Several moments ago, I was wondering if we have multi cron job that are running same binaries, but we need to make sure that each job / task process is being ran only by one instance, is there a way to achieve that. I know this is weird, why do we bother having multiple binaries? just create one for the cron job! It is right though, but wondering about the problem, I was triggered if we could do it with MYSQL, and it can.
Given Problem Statement and Solution
To sum up, here are the challenge
- You have multiple binaries that is running a cron, it can run multiple jobs at your designated time (every 5' clock, every two minutes, every one hour, etc)
- You need to make sure each job / task if it’s “in the same time” can is only being processed by one binary / process
- Utilizing Mysql for the “distributed lock” like mechanism
Solution that comes up in mind
- Every pair of job and the time it is running, should be marked / labeled with a unique key
- Use these key by utilizing unique key constraint in Mysql
- Any job / task triggered by another cron with same key will be rejected (not processed), only the first one ignited will be processed.
Disclaimer first, that this is not exactly a distributed lock mechanism, the focus is that only one thing can run the same task in the same time. Therefore only one can get “a lock”, but no need to “release the lock”. So let’s change the calling of “acquiring lock” to “Get permission”. The one who “got permission” can run the process, otherwise cannot.
For instance, let say we have a cron that run these:
- RemoveExpiredUserCart (run every day at 01:00 AM)
- ReminderUserBuyNotification (run every 1 hour)
and for some reason maybe you run the binary consisting those cron in a multiple pods or multiple VM instances.
Get Permission Process
So how are we going to do it? The process contains this steps
- Create a table (ie “job_list”) that contains one column only. Column “job_key” with type of VARCHAR (100) as an example. Set this key to be unique (add constraint for the column)

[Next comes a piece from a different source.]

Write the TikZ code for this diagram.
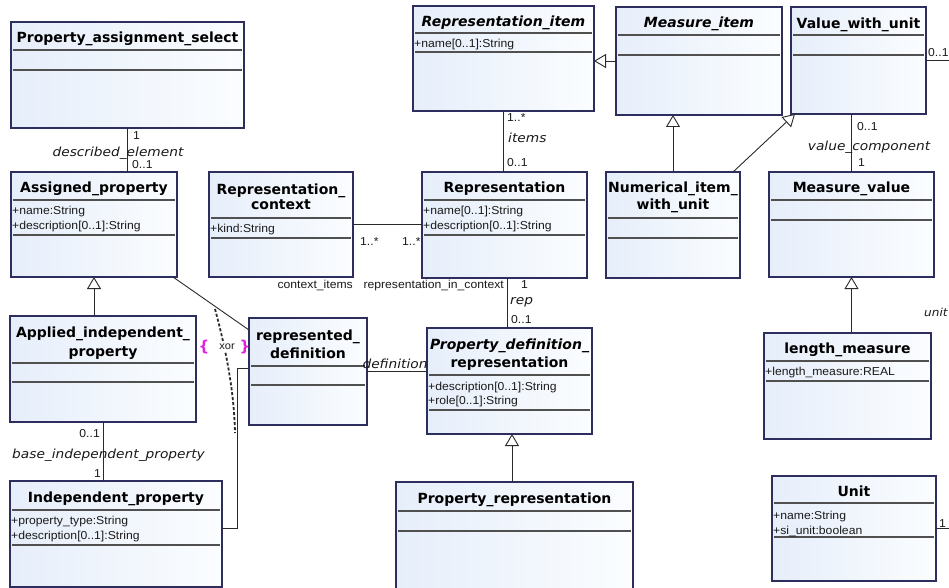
\documentclass[tikz,border=0pt]{standalone}
\usepackage{fontspec}
\setmainfont{Liberation Sans}
\newfontfamily\titlefont{DejaVu Sans}
\newfontfamily\rolefont{DejaVu Sans}[FakeStretch=1.1]
\newfontfamily\lblfont{Liberation Sans}[FakeStretch=1.06]
\usetikzlibrary{arrows.meta}
\definecolor{boxedge}{HTML}{2E2E5E}
\definecolor{boxfillA}{HTML}{E6EEFA}
\definecolor{boxfillB}{HTML}{FBFDFF}
\definecolor{sepgray}{HTML}{505050}
\definecolor{lnk}{HTML}{2A2A2A}
\definecolor{xorpink}{HTML}{E020E0}
\definecolor{txt}{HTML}{1A1A1A}
\tikzset{
  umlbox/.style={draw=boxedge, line width=1.1pt, left color=boxfillA, right color=boxfillB,
    inner sep=0pt, outer sep=0pt, rectangle},
  sepline/.style={draw=sepgray, line width=1.1pt},
  ttl/.style={font=\titlefont\bfseries\fontsize{14}{16}\selectfont, inner sep=0pt, anchor=base, text=black},
  ttli/.style={font=\titlefont\bfseries\itshape\fontsize{14}{16}\selectfont, inner sep=0pt, anchor=base, text=black},
  attr/.style={font=\lblfont\fontsize{11.5}{14}\selectfont, inner sep=0pt, anchor=base west, text=txt},
  mult/.style={font=\lblfont\fontsize{11.5}{14}\selectfont, inner sep=0pt, anchor=base west, text=txt},
  role/.style={font=\rolefont\itshape\fontsize{12.5}{14}\selectfont, inner sep=0pt, anchor=base west, text=txt},
  assoc/.style={draw=lnk, line width=0.9pt},
  gen/.style={draw=lnk, line width=0.9pt, -{Triangle[open, length=12pt, width=14pt, fill=white]}},
}
\newcommand\mkbox[7]{%
  \node[umlbox, minimum width={(#4-#2)*1pt}, minimum height={(#5-#3)*1pt}] (#1) at ({(#2+#4)/2},{(#3+#5)/2}) {};
  \draw[sepline] ({#2+2},#6) -- ({#4-2},#6);
  \draw[sepline] ({#2+2},#7) -- ({#4-2},#7);
}
\begin{document}
\begin{tikzpicture}[x=1pt,y=-1pt]
\useasboundingbox (0,0) rectangle (949,588);
\fill[white] (0,0) rectangle (949,588);
\clip (0,0) rectangle (949,588);

% boxes
\mkbox{PAS}{11}{22}{244}{128}{50}{70}
\mkbox{AP}{11}{172}{177}{277}{200}{235}
\mkbox{RC}{209}{172}{353}{277}{218}{238}
\mkbox{RI}{413}{6}{594}{111}{33}{52}
\mkbox{MI}{616}{7}{782}{115}{35}{55}
\mkbox{VWU}{791}{7}{926}{114}{35}{55}
\mkbox{R}{422}{172}{587}{278}{200}{235}
\mkbox{NIWU}{606}{172}{740}{278}{218}{238}
\mkbox{MV}{769}{172}{934}{277}{200}{220}
\mkbox{AIP}{10}{316}{196}{422}{363}{382}
\mkbox{RD}{249}{318}{367}{425}{366}{385}
\mkbox{PDR}{427}{328}{592}{434}{375}{410}
\mkbox{LM}{764}{333}{931}{439}{361}{381}
\mkbox{IP}{10}{481}{222}{587}{510}{545}
\mkbox{PR}{396}{482}{633}{600}{511}{531}
\mkbox{UN}{772}{476}{936}{581}{503}{537}

% titles
\node[ttl] (tPAS) at (127.5,43) {Property\_assignment\_select};
\node[ttl] (tAP) at (94,192) {Assigned\_property};
\node[ttl] (tRC1) at (281,194) {Representation\_};
\node[ttl] (tRC2) at (281,209) {context};
\node[ttli] (tRI) at (503.5,27) {Representation\_item};
\node[ttli] (tMI) at (699,28) {Measure\_item};
\node[ttl] (tVWU) at (858.5,29) {Value\_with\_unit};
\node[ttl] (tR) at (504.5,192) {Representation};
\node[ttl] (tNIWU1) at (673,193) {Numerical\_item\_};
\node[ttl] (tNIWU2) at (673,209) {with\_unit};
\node[ttl] (tMV) at (851.5,192) {Measure\_value};
\node[ttl] (tAIP1) at (103,337) {Applied\_independent\_};
\node[ttl] (tAIP2) at (103,356) {property};
\node[ttl] (tRD1) at (308,340) {represented\_};
\node[ttl] (tRD2) at (308,358) {definition};
\node[ttli] (tPDR1) at (509.5,349) {Property\_definition\_};
\node[ttl] (tPDR2) at (509.5,367) {representation};
\node[ttl] (tLM) at (847.5,353) {length\_measure};
\node[ttl] (tIP) at (116,502) {Independent\_property};
\node[ttl] (tPR) at (514.5,503) {Property\_representation};
\node[ttl] (tUN) at (854,496) {Unit};

% attributes
\node[attr] (aAP1) at (12,214) {+name:String};
\node[attr] (aAP2) at (12,229) {+description[0..1]:String};
\node[attr] (aRC1) at (210,232) {+kind:String};
\node[attr] (aRI1) at (414,48) {+name[0..1]:String};
\node[attr] (aR1) at (423,214) {+name[0..1]:String};
\node[attr] (aR2) at (423,229) {+description[0..1]:String};
\node[attr] (aPDR1) at (428,390) {+description[0..1]:String};
\node[attr] (aPDR2) at (428,404) {+role[0..1]:String};
\node[attr] (aLM1) at (765,375) {+length\_measure:REAL};
\node[attr] (aIP1) at (11,524) {+property\_type:String};
\node[attr] (aIP2) at (11,539) {+description[0..1]:String};
\node[attr] (aUN1) at (773,519) {+name:String};
\node[attr] (aUN2) at (773,534) {+si\_unit:boolean};

% connectors
\draw[assoc] (PAS.south) -- (PAS.south |- AP.north);
\draw[assoc] (RI.south) -- (RI.south |- R.north);
\draw[assoc] (RC.east) -- (RC.east -| R.west);
\draw[gen] (MI.west) -- (MI.west -| RI.east);
\draw[gen] (NIWU.north) -- (NIWU.north |- MI.south);
\draw[gen] ([xshift=-7pt]NIWU.north east) -- ([xshift=4pt]VWU.south west);
\draw[assoc] (MV.north) -- (MV.north |- VWU.south);
\draw[gen] (MV.south |- LM.north) -- (MV.south);
\draw[gen] (AP.south |- AIP.north) -- (AP.south);
\draw[assoc] (AIP.south) -- (AIP.south |- IP.north);
\draw[assoc] ([xshift=-4pt]AP.south east) -- ([yshift=-12pt]RD.north west);
\draw[assoc] ([yshift=6pt]IP.east) -- ++(15,0) |- ([yshift=3.5pt]RD.west);
\draw[assoc] (RD.east) -- (RD.east -| PDR.west);
\draw[assoc] ([xshift=2.5pt]R.south) -- ([xshift=2.5pt]R.south |- PDR.north);
\draw[gen] ([xshift=2.5pt]PDR.south |- PR.north) -- ([xshift=2.5pt]PDR.south);
\draw[assoc] (VWU.east) -- ++(34,0) |- (UN.east);

% xor constraint
\coordinate (xa) at (215,309);
\coordinate (xb) at (235,433);
\draw[lnk, line width=1.8pt, dash pattern=on 3pt off 2pt] (xa) .. controls (226,350) and (234,390) .. (xb);
\node[font=\lblfont\fontsize{10.5}{12}\selectfont, fill=white, inner sep=1pt, text=txt] (xorlbl) at (227,347) {xor};
\node[font=\titlefont\bfseries\fontsize{15}{16}\selectfont, text=xorpink, inner sep=0pt] (xl) at (204,347) {\{};
\node[font=\titlefont\bfseries\fontsize{15}{16}\selectfont, text=xorpink, inner sep=0pt] (xr) at (245,347) {\}};

% labels
\node[mult] (m1) at (133,140) {1};
\node[role, anchor=base] (r1) at (118,157) {described\_element};
\node[mult] (m2) at (132,168) {0..1};
\node[mult] (m3) at (507,122) {1..*};
\node[role] (r2) at (508,143) {items};
\node[mult] (m4) at (507,167) {0..1};
\node[mult] (m5) at (360,245) {1..*};
\node[mult] (m6) at (402,245) {1..*};
\node[mult] (m7) at (857,131) {0..1};
\node[role, anchor=base] (r3) at (869,150) {value\_component};
\node[mult] (m8) at (858,167) {1};
\node[mult] (m9) at (928,57) {0..1};
\node[role, font=\rolefont\itshape\fontsize{11}{13}\selectfont] (r4) at (924,316) {unit};
\node[mult] (m10) at (939,527) {1};
\node[mult, anchor=base east] (m11) at (100,437) {0..1};
\node[role] (r5) at (12,458) {base\_independent\_property};
\node[mult] (m12) at (94,477) {1};
\node[mult, anchor=base east] (l1) at (353,288) {context\_items};
\node[mult, anchor=base east] (l2) at (504,288) {representation\_in\_context};
\node[mult] (m13) at (521,288) {1};
\node[role] (r6) at (510,304) {rep};
\node[mult] (m14) at (511,323) {0..1};
\node[role, anchor=base] (r7) at (395,368) {definition};
\end{tikzpicture}
\end{document}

- For every task / job paired with the time it runs, create a unique combination key in string form
- Insert this key to our “jobs_list” table, and if it’s detected as duplicate, do nothing instead
With those two steps, we’re ensuring that only one key will be inserted, therefore only one logic / binary will run the task.
In example, these are the keys that might be suitable as a unique identifier (unique key):
- RemoveExpiredUserCart process | key (string) = “exp_usr_cart:<date_pattern>” |example: “exp_usr_cart:15–01–2021”

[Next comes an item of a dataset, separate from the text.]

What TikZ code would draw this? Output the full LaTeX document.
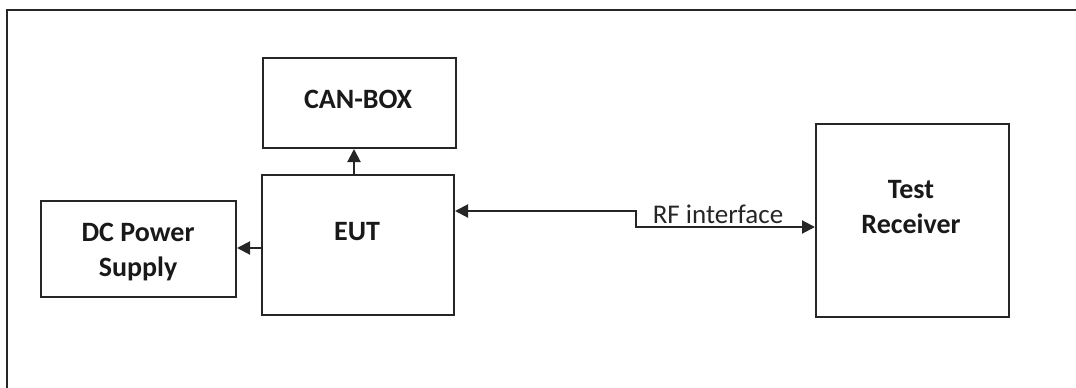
\documentclass[tikz,border=0pt]{standalone}
\usepackage{fontspec}
\setmainfont{Carlito}
\usetikzlibrary{arrows.meta}
\begin{document}
\begin{tikzpicture}[x=1pt,y=-1pt,
  box/.style={draw=black!85,line width=2pt,rectangle,inner sep=0pt},
  lbl/.style={anchor=base,align=center,inner sep=0pt,font=\fontsize{28}{35}\selectfont\bfseries,text=black!90},
  tip/.style={Triangle[length=13pt,width=13pt]},
  conn/.style={draw=black!85,line width=2pt,-{Triangle[length=13pt,width=13pt]}},
  conn2/.style={draw=black!85,line width=2pt,{Triangle[length=13pt,width=13pt]}-{Triangle[length=13pt,width=13pt]}}]
\useasboundingbox (0,0) rectangle (1076,388);
\clip (0,0) rectangle (1076,388);
% outer frame
\coordinate (fbl) at (6.5,390);
\coordinate (ftl) at (6.5,10);
\coordinate (ftr) at (1078,10);
\draw[black!85,line width=2pt] (fbl) -- (ftl) -- (ftr);
% boxes
\node[box,minimum width=193,minimum height=90] (can) at (359.5,103) {};
\node[box,minimum width=192,minimum height=140] (eut) at (358,245) {};
\node[box,minimum width=195,minimum height=96] (dc) at (138.5,249) {};
\node[box,minimum width=193,minimum height=193] (rx) at (912.5,220.5) {};
% labels
\node[lbl] (cant) at (358,108) {CAN-BOX};
\node[lbl] (eutt) at (357,240) {EUT};
\node[lbl] (dct) at (138,276) {DC Power\\Supply};
\node[lbl] (rxt) at (911,233) {Test\\Receiver};
% connectors
\coordinate (ux) at (354,0);
\coordinate (ly) at (0,248);
\draw[conn] (eut.north -| ux) -- (can.south -| ux);
\draw[conn] (eut.west |- ly) -- (dc.east |- ly);
\coordinate (k1) at (636,211);
\coordinate (k2) at (636,227);
\draw[conn2] (eut.east |- k1) -- (k1) -- (k2) -- (rx.west |- k2);
\node[anchor=base,inner sep=0pt,font=\fontsize{27}{32}\selectfont,text=black!85] (rf) at (718,223) {RF interface};
\end{tikzpicture}
\end{document}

- ReminderUserBuyNotification process | key (string) = “rmnd_usr_buy_notif:<timestamp_until_hour>” |example: “rmn_usr_buy_notif:15–01–2021:15” (if at 15.00, or 15.20 or 15.13, basically all 3PM converted into 15) or “rmn_usr_buy_notif:15–01–2021:23” if it’s at 11PM (regardless the minutes).

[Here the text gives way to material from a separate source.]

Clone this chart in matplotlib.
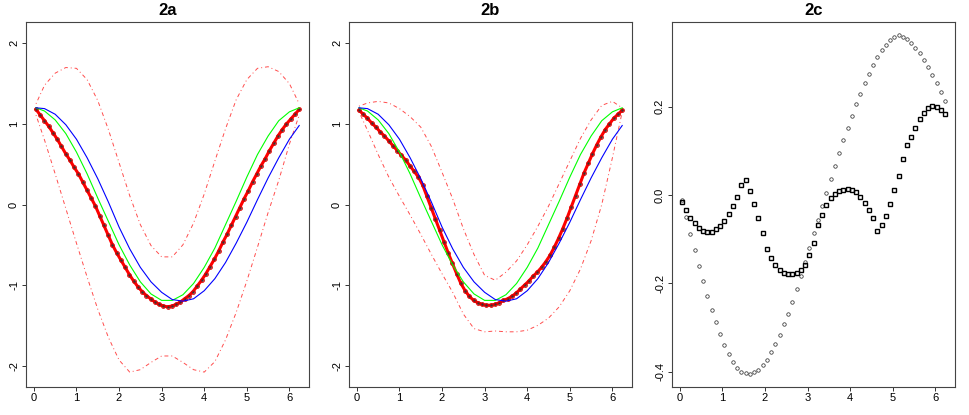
import numpy as np
import matplotlib
matplotlib.use("Agg")
import matplotlib.pyplot as plt

plt.rcParams['font.family'] = ['Liberation Sans', 'DejaVu Sans']

# sample positions
x_line = [0.05, 0.25, 0.5, 0.75, 1.0, 1.25, 1.5, 1.75, 2.0, 2.25, 2.5, 2.75, 3.0,
          3.25, 3.5, 3.75, 4.0, 4.25, 4.5, 4.75, 5.0, 5.25, 5.5, 5.75, 6.0, 6.23]
x_pts = np.linspace(0.05, 6.23, 63)

# lines shared by 2a and 2b
green = [1.20, 1.16, 1.05, 0.88, 0.65, 0.38, 0.08, -0.21, -0.50, -0.75, -0.96, -1.11, -1.19,
         -1.19, -1.12, -0.98, -0.78, -0.54, -0.25, 0.04, 0.34, 0.62, 0.85, 1.04, 1.15, 1.20]
blue = [1.20, 1.19, 1.12, 0.99, 0.81, 0.58, 0.32, 0.03, -0.28, -0.55, -0.78, -0.96, -1.09,
        -1.18, -1.20, -1.17, -1.07, -0.92, -0.72, -0.48, -0.22, 0.06, 0.33, 0.58, 0.81, 0.98]

# 2a
a_upper = [1.25, 1.48, 1.63, 1.70, 1.69, 1.55, 1.29, 0.93, 0.52, 0.11, -0.25, -0.51, -0.65,
           -0.65, -0.50, -0.23, 0.13, 0.54, 0.94, 1.30, 1.55, 1.69, 1.71, 1.65, 1.50, 1.25]
a_lower = [1.11, 0.80, 0.38, -0.05, -0.48, -0.90, -1.30, -1.65, -1.93, -2.08, -2.05, -1.96, -1.88,
           -1.88, -1.96, -2.05, -2.08, -1.95, -1.68, -1.34, -0.95, -0.53, -0.10, 0.30, 0.75, 1.11]
a_red = [1.18, 1.11, 1.04, 0.97, 0.89, 0.81, 0.72, 0.63, 0.55, 0.46,
         0.38, 0.28, 0.18, 0.08, -0.02, -0.14, -0.26, -0.38, -0.50, -0.60,
         -0.69, -0.78, -0.87, -0.95, -1.02, -1.08, -1.13, -1.17, -1.21, -1.24,
         -1.26, -1.27, -1.26, -1.24, -1.21, -1.17, -1.13, -1.08, -1.01, -0.94,
         -0.86, -0.77, -0.68, -0.58, -0.47, -0.37, -0.26, -0.15, -0.04, 0.07,
         0.17, 0.28, 0.38, 0.48, 0.57, 0.67, 0.76, 0.85, 0.93, 1.00,
         1.06, 1.12, 1.18]

# 2b
b_upper = [1.22, 1.26, 1.28, 1.26, 1.19, 1.09, 0.96, 0.72, 0.40, 0.07, -0.30, -0.62, -0.88,
           -0.94, -0.84, -0.70, -0.50, -0.27, -0.02, 0.26, 0.54, 0.82, 1.05, 1.23, 1.28, 1.20]
b_lower = [1.15, 0.92, 0.62, 0.34, 0.10, -0.13, -0.37, -0.62, -0.86, -1.09, -1.36, -1.54, -1.58,
           -1.57, -1.58, -1.58, -1.56, -1.50, -1.41, -1.27, -1.07, -0.80, -0.45, 0.00, 0.58, 1.15]
b_red = [1.17, 1.12, 1.07, 1.01, 0.96, 0.90, 0.85, 0.79, 0.73, 0.67,
         0.61, 0.55, 0.48, 0.41, 0.34, 0.24, 0.10, -0.04, -0.18, -0.32,
         -0.46, -0.60, -0.73, -0.86, -0.98, -1.07, -1.14, -1.19, -1.22, -1.24,
         -1.25, -1.25, -1.24, -1.22, -1.19, -1.17, -1.14, -1.10, -1.05, -1.00,
         -0.95, -0.89, -0.84, -0.78, -0.71, -0.63, -0.53, -0.42, -0.30, -0.17,
         -0.03, 0.11, 0.25, 0.39, 0.51, 0.63, 0.74, 0.84, 0.93, 1.00,
         1.07, 1.12, 1.17]

# 2c
c_hollow = [-0.011, -0.050, -0.088, -0.125, -0.160, -0.195, -0.228, -0.259, -0.288, -0.315,
            -0.339, -0.360, -0.377, -0.390, -0.399, -0.403, -0.404, -0.401, -0.395, -0.385,
            -0.372, -0.356, -0.337, -0.316, -0.292, -0.268, -0.241, -0.213, -0.182, -0.152,
            -0.120, -0.087, -0.056, -0.025, 0.005, 0.036, 0.066, 0.095, 0.124, 0.152,
            0.179, 0.205, 0.229, 0.252, 0.273, 0.293, 0.311, 0.327, 0.340, 0.350,
            0.358, 0.361, 0.358, 0.352, 0.343, 0.333, 0.320, 0.305, 0.289, 0.272,
            0.253, 0.232, 0.212]
c_bold = [-0.016, -0.035, -0.052, -0.064, -0.074, -0.081, -0.084, -0.083, -0.077, -0.069,
          -0.058, -0.044, -0.026, -0.005, 0.022, 0.035, 0.010, -0.020, -0.052, -0.086,
          -0.121, -0.143, -0.158, -0.170, -0.176, -0.179, -0.179, -0.176, -0.169, -0.158,
          -0.136, -0.109, -0.068, -0.045, -0.022, -0.007, 0.003, 0.009, 0.012, 0.014,
          0.012, 0.007, -0.005, -0.018, -0.033, -0.053, -0.081, -0.068, -0.048, -0.020,
          0.012, 0.044, 0.082, 0.113, 0.132, 0.151, 0.171, 0.185, 0.196, 0.201,
          0.200, 0.192, 0.183]

x_ticks = [0, 1, 2, 3, 4, 5, 6]
ab_yticks = [-2, -1, 0, 1, 2]
ab_ylabels = ["-2", "-1", "0", "1", "2"]
c_yticks = [-0.4, -0.2, 0.0, 0.2]
c_ylabels = ["-0.4", "-0.2", "0.0", "0.2"]

fig = plt.figure(figsize=(9.69, 4.15), dpi=100)
W, H = 969, 415
ax1 = fig.add_axes([26 / W, 28 / H, 283 / W, 365 / H])
ax2 = fig.add_axes([349 / W, 28 / H, 283 / W, 365 / H])
ax3 = fig.add_axes([672 / W, 28 / H, 283 / W, 365 / H])


def style(ax, title, yt, yl, ylim):
    ax.set_xlim(-0.185, 6.46)
    ax.set_ylim(*ylim)
    ax.set_xticks(x_ticks)
    ax.set_xticklabels([str(t) for t in x_ticks])
    ax.set_yticks(yt)
    ax.set_yticklabels(yl, rotation=90, va='center')
    ax.tick_params(axis='both', length=3, width=0.7, labelsize=8, color='#333333')
    ax.tick_params(axis='x', pad=1)
    ax.tick_params(axis='y', pad=2)
    for s in ax.spines.values():
        s.set_color('#444444')
        s.set_linewidth(0.8)
    ax.set_title(title, fontsize=12, fontweight='bold', pad=5)


def ci_panel(ax, title, red, upper, lower):
    dd = (0, (1, 3, 4, 3))
    ax.plot(x_line, upper, color='#ff2020', lw=0.7, ls=dd, alpha=0.8)
    ax.plot(x_line, lower, color='#ff2020', lw=0.7, ls=dd, alpha=0.8)
    ax.plot(x_pts, red, color='red', lw=2.2)
    ax.plot(x_pts, red, ls='none', marker='o', ms=2.6, mfc='none', mec='#e00000', mew=0.8)
    ax.plot(x_pts, red, ls='none', marker='.', ms=1.3, color='#333333')
    ax.plot(x_line, green, color='#00ff00', lw=0.8)
    ax.plot(x_line, blue, color='#0000ff', lw=0.8)
    style(ax, title, ab_yticks, ab_ylabels, (-2.265, 2.265))


ci_panel(ax1, "2a", a_red, a_upper, a_lower)
ci_panel(ax2, "2b", b_red, b_upper, b_lower)

ax3.plot(x_pts, c_hollow, ls='none', marker='o', ms=2.5, mfc='none', mec='#333333', mew=0.55)
ax3.plot(x_pts, c_bold, ls='none', marker='s', ms=2.7, mfc='none', mec='black', mew=1.0)
style(ax3, "2c", c_yticks, c_ylabels, (-0.434, 0.391))

fig.savefig("out.png", dpi=100)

User cart unique key is chosen due to it’s being ran once in a day, so a date (year-month-date) should be sufficient to determine its uniqueness (if we have 3 crons for example, all will use the the same date when run on the same day).
For the User reminder notification, since it’s every hour, we need to make the uniqueness down to the hour detail (15 → 3 PM, or 23 → 11PM) or so. The minutes are discarded since let say Cron A runs on 15.01 and Cron B runs on 15.02 → Both will be considered as one process == cron running at 3 PM, therefore, using the same key exp_usr_cart:15–01–2021:15.
After we got our unique key, then we will do insertion upon our table (“job_list”) with this query.
INSERT INTO job_list (job_key) VALUES (‘<your_cron_task_key>’) ON DUPLICATE KEY UPDATE job_key = job_key
Detail of the process:
- We’re going to insert the key into the table to “mark” that this process is asking a permission to run and record it into the table
- If the key is duplicate (same job key already inserted by another process first), update the job_key to its own value (aka do no update its value at all in MYSQL)
- Mysql will return the number of updated / affected / inserted rows, if it’s greater than zero, then it means that we’re the first job that successfully get permission then run the process, else (zero rows affected) means that we’re failed to get permission, therefore just return or do not run the next process.
The simplified flow can be draw into this one:
Only one Job A will run with the other job A (cron 1 and 2) failed to get the permission. It works because MYSQL prevent the duplication on the key insertion and update, it’s safe even if you have so many instance / pods running the same binaries (take note that choosing the right unique key is very important to prevent more than 1 machine running same job at the same “time range”). Also keep in mind that we need to delete old key in the tables for any unused old keys.
Hope it’s useful, thanks for reading and have a good day :)